EDITORIAL
Sabemos que la escuela y la vida ha sido siempre mundos separados. A tal punto ha sido, que la educación escolar puede flotar como una burbuja sobre la historia sin ser influida por ella, y repetirse a sí misma años tras año, por encima de guerras, inundaciones, huelgas o golpes de Estado. Cuando alguien se sale del libreto e intenta conectar las clases con algún acontecimiento relevante, digamos, un terremoto, un huayco o un campeonato mundial, lo difundimos como una rareza, como una iniciativa original, como un hecho literalmente extraordinario. Claro, conectar la educación con la vida es algo fuera de lo común, digno de una vitrina.
Es así como, puede haber una, dos, cinco alumnas embarazadas en un colegio secundario, y si la directiva invita a las familias a retirarlas de la institución, eso no llama la atención a nadie. Es lo normal. La vida no puede entrar al aula. O puede ocurrir lo contrario. En un gesto digno, pueda que el director permita que sigan estudiando. Y ahí estarán, sentadas en sus carpetas con su barriga a cuestas, sin que nadie hable del asunto ni pregunte nada. Podría ocurrir que un estudiante abandone repentinamente la escuela. Si se enteran que fue a causa de los severos maltratos infligidos por sus padres, no importará mucho, nadie hablará del tema, lo que interesará en todo caso es confirmar que ya no vendrá para retirarlo del acta.

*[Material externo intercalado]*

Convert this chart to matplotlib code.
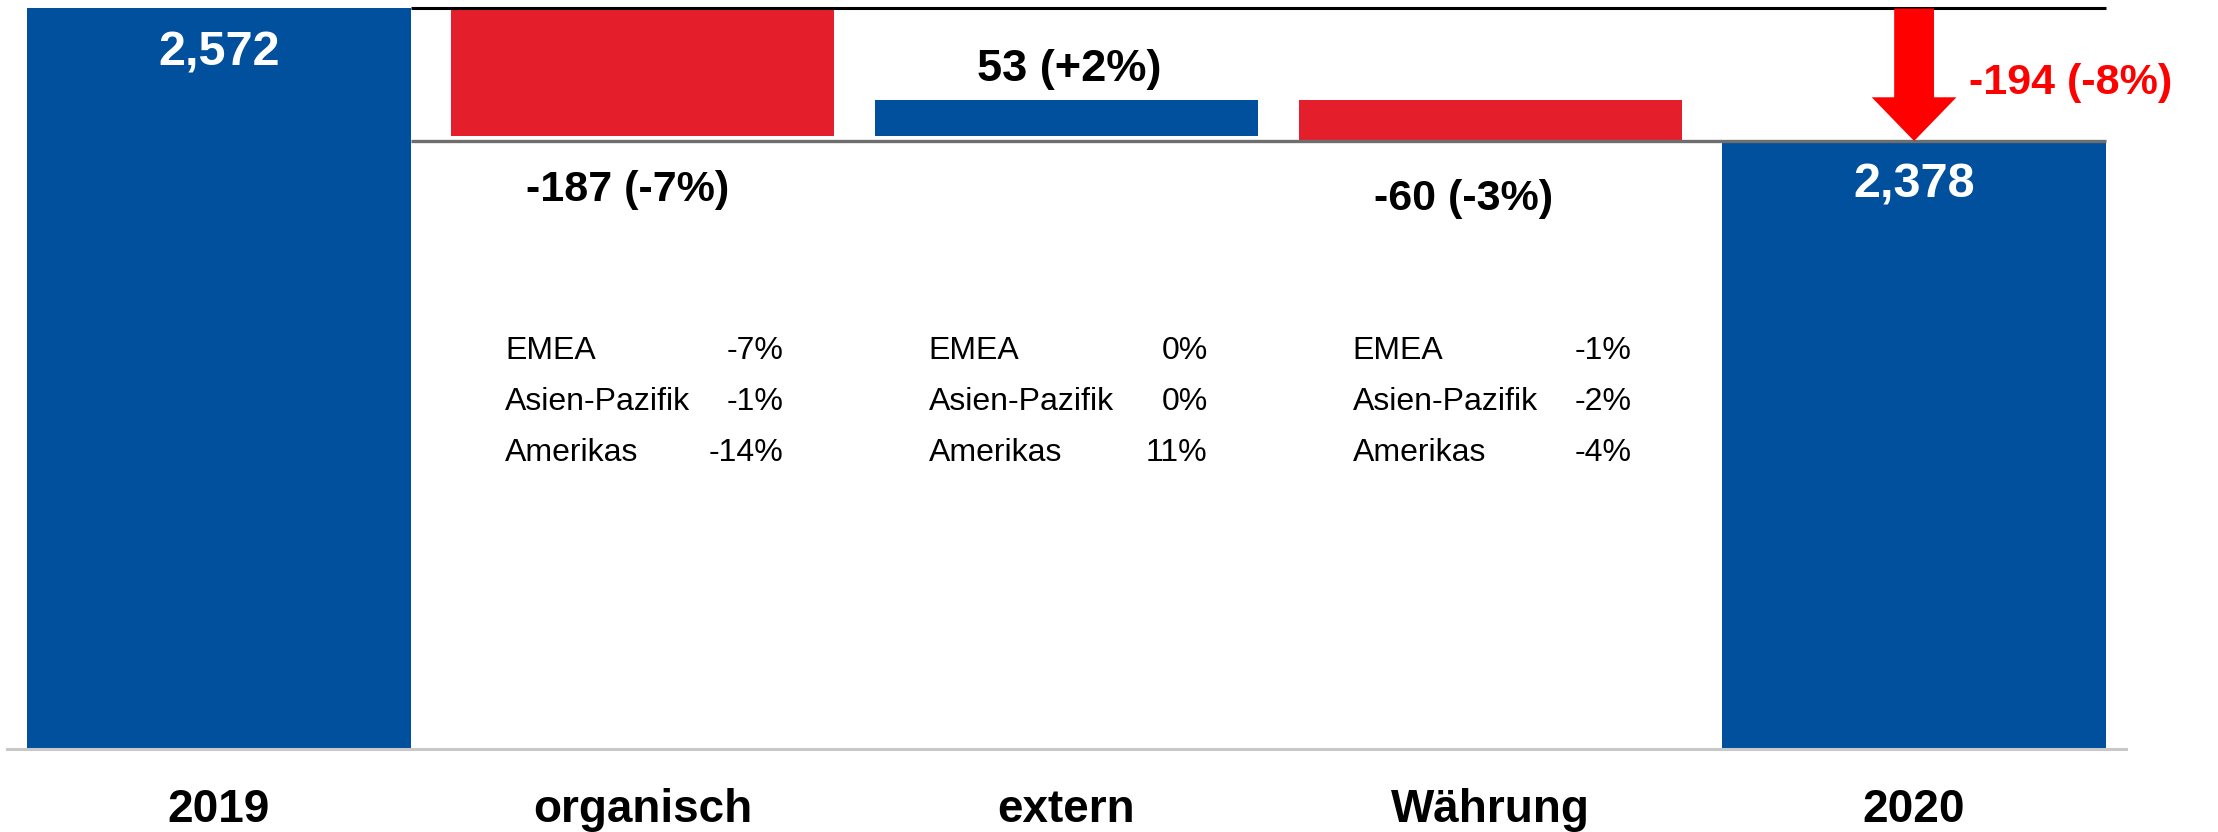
import matplotlib
matplotlib.use("Agg")
import matplotlib.pyplot as plt
from matplotlib.patches import FancyArrow
import numpy as np

plt.rcParams['font.family'] = ['Liberation Sans', 'DejaVu Sans']

# data
categories = ["2019", "organisch", "extern", "Währung", "2020"]
start_value = 2572
end_value = 2378
deltas = [-187, 53, -60]
delta_labels = ["-187 (-7%)", "53 (+2%)", "-60 (-3%)"]
total_label = "-194 (-8%)"
regions = ["EMEA", "Asien-Pazifik", "Amerikas"]
region_changes = [["-7%", "-1%", "-14%"],
                  ["0%", "0%", "11%"],
                  ["-1%", "-2%", "-4%"]]

BLUE = '#00509E'
RED = '#E41E2B'
ARROW_RED = '#FF0000'

fig = plt.figure(figsize=(22.18, 8.32), dpi=100)
ax = fig.add_axes([7/2218, 83/832, 2119/2218, 749/832])

w = 0.905
x = np.arange(len(categories))

# totals
ax.bar(x[0], start_value, width=w, color=BLUE, zorder=2)
ax.bar(x[-1], end_value, width=w, color=BLUE, zorder=2)

# label offsets (points) for the step labels
neg_offsets = {0: (-11, -39), 2: (-19, -42)}

# waterfall steps
running = start_value
for i, d in enumerate(deltas):
    xi = x[i + 1]
    bottom = min(running, running + d)
    ax.bar(xi, abs(d), bottom=bottom, width=w,
           color=RED if d < 0 else BLUE, zorder=2)
    if d < 0:
        ax.annotate(delta_labels[i], (xi, bottom), xytext=neg_offsets.get(i, (0, -40)),
                    textcoords='offset points', ha='center', va='center',
                    fontsize=31, fontweight='bold', color='black')
    else:
        ax.annotate(delta_labels[i], (xi, bottom + abs(d)), xytext=(2, 22),
                    textcoords='offset points', ha='center', va='center',
                    fontsize=32.5, fontweight='bold', color='black')
    running += d

# value labels inside total bars
for xi, v in [(x[0], start_value), (x[-1], end_value)]:
    ax.annotate(f"{v:,}", (xi, v), xytext=(0, -32), textcoords='offset points',
                ha='center', va='center', fontsize=35, fontweight='bold',
                color='white')

# reference lines
ax.plot([x[0] + w/2, x[-1] + w/2], [start_value, start_value],
        color='black', lw=2.2, zorder=3, solid_capstyle='butt')
ax.plot([x[0] + w/2, x[-1] + w/2], [end_value, end_value],
        color='#6e6e6e', lw=2.4, zorder=3, solid_capstyle='butt')

# total change arrow
ax.add_patch(FancyArrow(x[-1], start_value, 0, end_value - start_value,
                        width=0.094, head_width=0.2, head_length=64,
                        length_includes_head=True, color=ARROW_RED,
                        lw=0, zorder=4))
ax.annotate(total_label, (x[-1], start_value), xytext=(113, -54),
            textcoords='offset points', ha='center', va='center',
            fontsize=31, fontweight='bold', color=ARROW_RED)

# regional breakdown
row_y = [0.531, 0.463, 0.395]
for j, changes in enumerate(region_changes):
    xc = x[j + 1]
    for k, reg in enumerate(regions):
        ax.text(xc - 0.325, row_y[k], reg, transform=ax.get_xaxis_transform(),
                ha='left', va='center', fontsize=23)
        ax.text(xc + 0.333, row_y[k], changes[k], transform=ax.get_xaxis_transform(),
                ha='right', va='center', fontsize=23)

# category labels
for xi, c in zip(x, categories):
    ax.text(xi, -0.0975, c, transform=ax.get_xaxis_transform(),
            ha='center', va='baseline', fontsize=33, fontweight='bold')

ax.set_xlim(-0.5, 4.5)
ax.set_ylim(1488, 2584.4)
for s in ['left', 'right', 'top']:
    ax.spines[s].set_visible(False)
ax.spines['bottom'].set_color('#c8c8c8')
ax.spines['bottom'].set_linewidth(2.2)
ax.set_xticks([])
ax.set_yticks([])

fig.savefig('out.png', dpi=100)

¿Puede un estudiante culminar exitosamente su trayectoria escolar sin que nadie se entere de la violencia padecida en su vida a lo largo de esos doce años? Absolutamente. Vanessa Rojas estudió dos casos y las historias que nos comparte son estremecedoras. ¿Puede un adolescente ser abandonado por sus padres y tener que seguir estudiando con el drama a cuestas sin que nadie en la escuela lo note? Absolutamente. Verónica Villarán hizo otro estudio y entrevistó a varios jóvenes de diversas regiones y sus historias no son menos espeluznantes. ¿Puede un adolescente presenciar actos de corrupción en su propia escuela sin que nadie haga nada al respecto, pese a saberlo? Absolutamente. Fernando Llanos nos informa de la percepción negativa que tienen los adolescentes sobre la corrupción en el país, y de sus ambigüedades en la vida cotidiana que la escuela no corrige sino más bien refuerza.
No cabe duda que los docentes necesitamos prepararnos para empezar a ver a nuestros estudiantes como personas y no solo como alumnos, para dejar entrar sus experiencias de vida a las aulas y al currículo, para ayudarlos a convertirlas, aún las más duras, en lecciones que los fortalezcan y los hagan crecer. No hay ciudadanía posible con personas escindidas y un Estado indiferente al riesgo y desprotección de sus generaciones más jóvenes.
Pero situaciones como estas no pueden esperar. Eduardo León nos invoca a abandonar la pasividad y a tener iniciativas de autoformación, pues el desarrollo profesional no es solo responsabilidad del Estado. Roberto Barrientos nos recuerda que la motivación juega un rol importante en el involucramiento de los docentes en procesos de mejora continua, que rompan la rutina y el conformismo.
Pero hay más por hacer. La asistencia técnica para la implementación del currículo necesita ajustarse a las necesidades de la práctica docente y no al revés. Los estudiantes requieren mayores y mejores oportunidades para hacer arte en la escuela. La gestión descentralizada necesita construir una visión común de los cambios que se requieren, así como del tipo de procesos y de los tiempos que los pueden hacer posibles en cada territorio. De todo esto y más hablamos en esta edición.
Cada 28 de julio viene con nuevas promesas y se abre otra etapa en la vida del país, al menos simbólicamente. Confiemos en que estos temas empiecen a ocupar un lugar prominente en la agenda de prioridades de la educación nacional.